Since getting up early this morning to bring H to work, I figured that I should start cleaning up around the house. Kind of a spring cleaning of sorts. Now in Schlewing's World there tends to be some dilly-dallying as I go about cleaning. The number one rule is that I have to music on while I am doing this. So I got the 70s station on Music Choice going since about 8am or so. Brewed some fresh coffee and then quickly wrote some thoughts on that phenomenal Dire Straits song.

Since then I've sorted through the piles of newspapers in the dining room and did triage to get the crosswords out before scrapping the rest. I then emptied and refilled the dishwasher and will need to empty it out in a little bit. I did the pots and pans in the sink using some dollar store dishwashing liquid. I should really test out the quality of the cheap liquid vis-a-vis the national brands. It seems to me that the soap suds last 5 minutes at best with the cheap stuff and then I feel that I am washing in grease water. Ugh that is a disturbing vision. Not quite as bad of a vision as one of a naked Republican male though. Ha!

Okay back to the topic at hand Schliv. I then started on a load of laundry. Whites needed to be done. I then headed outside to my deck to sweep it off good. In the last week my deck has been attacked by green fluffy polleny stuff. I am not even sure where it comes from. All I know is that there is lots floating around. This is the stuff that ends up on cars in the Upstate in the month of April. That's when pretty much any vehicle that is outside for part of the day gets this lovely green film of pollen all over it. So I finished that and then decide to start pulling more weeds that are on what passes for my lawn on the left side of the house. I have this patch of what used to be mostly grass about 6-8 feet wide to 20 feet long that has been taken over by weeds. I just filled about 3/4 of a 13 gallon garbage bag with this stuff. Yuck. This is the 3rd bag I have done since a couple weekends ago. I can actually see the end of this task. I just decided to take a break as my glasses were getting fogged up from the sweat dripping off the top of my head. I need to lose weight. It's getting critical. I decided to take a break and reward my hard work with a Samuel Adams "Mighty Oak Ale". Good tasting beer. Okay I think my break is up. I still have lots to do around the house. No more dilly dallying and typing. LOL. Well for now.

Dire Straits



At about 750 this morning I was bringing H to work and the song that was playing on the CD player in the car was Dire Straits "Brothers In Arms". Over 25 years after its' initial release in 1985, the simple beauty and power of this song makes me want stop everything that I am doing.
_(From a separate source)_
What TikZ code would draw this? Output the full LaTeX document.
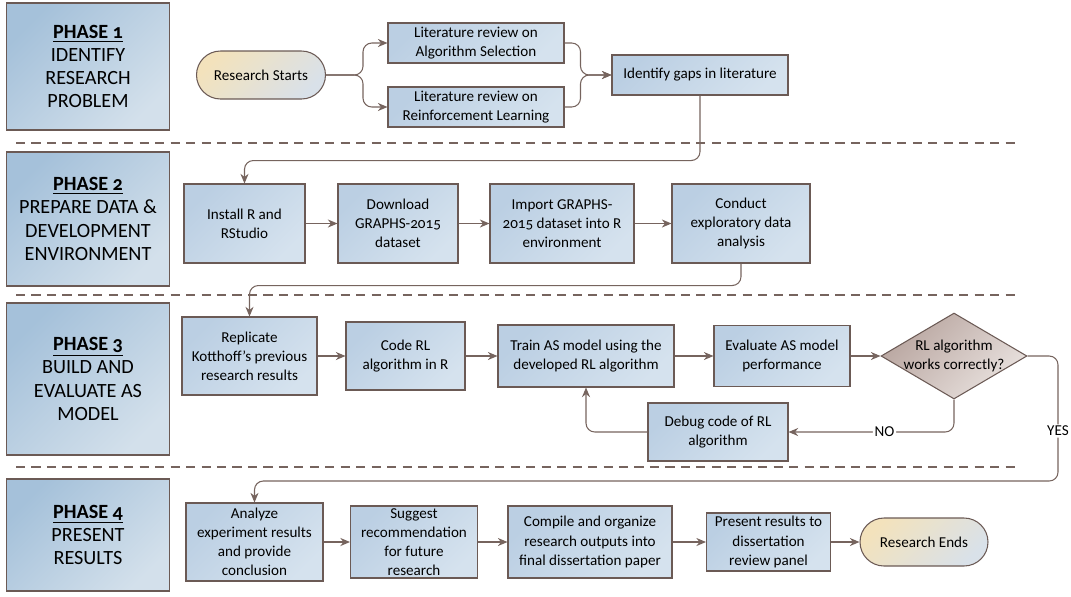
\documentclass[tikz,border=0pt]{standalone}
\usepackage{fontspec}
\setmainfont[Numbers=OldStyle]{Carlito}
\usetikzlibrary{shapes.geometric,arrows.meta}

\definecolor{boxA}{HTML}{BBCFE3}
\definecolor{boxB}{HTML}{D5E2EE}
\definecolor{phA}{HTML}{A5C1DA}
\definecolor{phB}{HTML}{D3E0EB}
\definecolor{pillA}{HTML}{F3E2BC}
\definecolor{pillB}{HTML}{D9E1E9}
\definecolor{decA}{HTML}{B8A59F}
\definecolor{decB}{HTML}{E9E2DF}
\definecolor{edge}{HTML}{6B5A55}
\definecolor{wire}{HTML}{76645E}

\def\boxfont{\fontsize{8.6}{10.9}\selectfont}
\def\phasefont{\fontsize{11.5}{13.2}\selectfont}

\tikzset{
  box/.style={draw=edge, line width=0.6pt, top color=boxA, bottom color=boxB,
    shading angle=45, align=center, font=\boxfont, inner sep=0.5pt},
  phase/.style={box, top color=phA, bottom color=phB, shading angle=45,
    minimum width=3.26cm, font=\phasefont},
  terminal/.style={box, top color=pillA, bottom color=pillB, shading angle=45,
    rounded corners=0.48cm, minimum height=0.96cm},
  decision/.style={diamond, draw=edge, line width=0.6pt, top color=decA,
    bottom color=decB, shading angle=45, inner sep=0pt},
  conn/.style={draw=wire, line width=0.6pt, rounded corners=5pt,
    -{Stealth[length=5.5pt,width=4.6pt]}},
  sep/.style={draw=wire, line width=0.6pt, dash pattern=on 5.2pt off 3.6pt},
  lbl/.style={fill=white, font=\boxfont, inner sep=1pt}
}

\begin{document}
\begin{tikzpicture}[x=0.02cm, y=-0.02cm]
  \useasboundingbox (0,0) rectangle (1071,596);

  % phase boxes and separators
  \foreach \n/\y/\h/\txt in {1/66.5/2.54/{IDENTIFY\\RESEARCH\\PROBLEM},
      2/219/2.68/{PREPARE DATA \&\\DEVELOPMENT\\ENVIRONMENT},
      3/379/3.04/{BUILD AND\\EVALUATE AS\\MODEL},
      4/535/2.24/{PRESENT\\RESULTS}} {
    \node[phase, minimum height=\h cm] (ph\n) at (88,\y)
      {\textbf{\underline{PHASE \n}}\\\txt};
  }
  \foreach \y in {143,295,467}
    \draw[sep] (16,\y) -- (1015,\y);

  % phase 1
  \node[terminal, minimum width=2.58cm] (start) at (261,75) {Research Starts};
  \node[box, minimum width=3.52cm, minimum height=0.8cm] (litas) at (476,43)
    {Literature review on\\Algorithm Selection};
  \node[box, minimum width=3.52cm, minimum height=0.8cm] (litrl) at (476,107)
    {Literature review on\\Reinforcement Learning};
  \node[box, minimum width=3.52cm, minimum height=0.8cm] (gaps) at (700,75)
    {Identify gaps in literature};

  % phase 2
  \node[box, minimum width=2.42cm, minimum height=1.58cm] (install) at (244.5,223.5)
    {Install R and\\RStudio};
  \node[box, minimum width=2.4cm, minimum height=1.58cm] (download) at (398,223.5)
    {Download\\GRAPHS-2015\\dataset};
  \node[box, minimum width=2.88cm, minimum height=1.58cm] (import) at (562,223.5)
    {Import GRAPHS-\\2015 dataset into R\\environment};
  \node[box, minimum width=2.76cm, minimum height=1.58cm] (conduct) at (741,223.5)
    {Conduct\\exploratory data\\analysis};

  % phase 3
  \node[box, minimum width=2.7cm, minimum height=1.56cm] (replicate) at (249.5,356)
    {Replicate\\Kotthoff’s previous\\research results};
  \node[box, minimum width=2.38cm, minimum height=1.36cm] (coderl) at (405.5,356)
    {Code RL\\algorithm in R};
  \node[box, minimum width=3.52cm, minimum height=1.24cm] (train) at (586,356)
    {Train AS model using the\\developed RL algorithm};
  \node[box, minimum width=2.72cm, minimum height=1.22cm] (evaluate) at (782,356)
    {Evaluate AS model\\performance};
  \node[decision, minimum width=2.92cm, minimum height=1.72cm,
    label={[font=\boxfont, align=center]center:{RL algorithm\\works correctly?}}]
    (works) at (954,356) {};
  \node[box, minimum width=2.8cm, minimum height=1.16cm] (debug) at (718,432)
    {Debug code of RL\\algorithm};

  % phase 4
  \node[box, minimum width=2.74cm, minimum height=1.56cm] (analyze) at (254.5,542)
    {Analyze\\experiment results\\and provide\\conclusion};
  \node[box, minimum width=2.54cm, minimum height=1.44cm] (suggest) at (414,542)
    {Suggest\\recommendation\\for future\\research};
  \node[box, minimum width=3.28cm, minimum height=1.44cm] (compile) at (590,542)
    {Compile and organize\\research outputs into\\final dissertation paper};
  \node[box, minimum width=2.48cm, minimum height=1.16cm] (present) at (768.5,542)
    {Present results to\\dissertation\\review panel};
  \node[terminal, minimum width=2.56cm] (ends) at (924,542) {Research Ends};

  % connectors
  \draw[conn] (start.east) -- ++(37,0) |- (litas.west);
  \draw[conn] (start.east) -- ++(37,0) |- (litrl.west);
  \draw[conn] (litas.east) -- ++(16,0) |- (gaps.west);
  \draw[conn] (litrl.east) -- ++(16,0) |- (gaps.west);
  \draw[conn] (gaps.south) -- ++(0,65) -| (install.north);
  \foreach \a/\b in {install/download, download/import, import/conduct,
      replicate/coderl, coderl/train, train/evaluate, evaluate/works,
      analyze/suggest, suggest/compile, compile/present, present/ends}
    \draw[conn] (\a) -- (\b);
  \draw[conn] (conduct.south) -- ++(0,22) -| (replicate.north);
  \draw[conn] (works.south) |- node[lbl, pos=0.71] {NO} (debug.east);
  \draw[conn] (debug.west) -| (train.south);
  \coordinate (yesturn) at (1058,481);
  \draw[conn] (works.east) -| node[lbl, pos=0.8] {YES} (yesturn) -| (analyze.north);
\end{tikzpicture}
\end{document}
I just want to sit in a dark room, with a good stereo or headphones on with my eyes closed and just allow the beauty of the song to envelop me. A truly amazing song among many that Mark Knopfler has written and played.

Small Guilty Pleasure





So I am awake in the middle of the night for a change. It's about 340am and 59f in Simpsonville. There's a time and weather check for you. LOL. I have CHOM playing in the background and Mr. Plant is singing that "I really oughta know". What a pretty song "Over The Hills And Faraway"!

Anyways I went for my monthly massage yesterday afternoon at Massage Envy and pretty much screwed up all the good that Becky did by falling asleep on the couch watching MLB. I need to stop doing that. LOL. That is a like a tiger changing his or her stripes. Not bloody likely.

As it was decent outside I decided to head to the westside of town and drop in at The Liberty Tap Room for one of my guilty pleasures. I sat down on the terrace ordered a Fat Tire draft and out came the daily crossword. It had been since last summer since I last had their "Roasted Chicken Nachos". This is yummy conconction of tortilla chips, roasted chicken, queso, pico de gallo, jalapenos, lettuce and sour cream. I love it and quickly devoured it along with a 2nd Fat Tire.

I would have put a picture of roasted chicken nachos but I couldn't find a good picture that would do justice to the dish I had this afternoon so I put up the Fat Tire pic. LOL.

All in all it was nice way to spend an afternoon. A massage, a couple drafts and a guilty pleasure.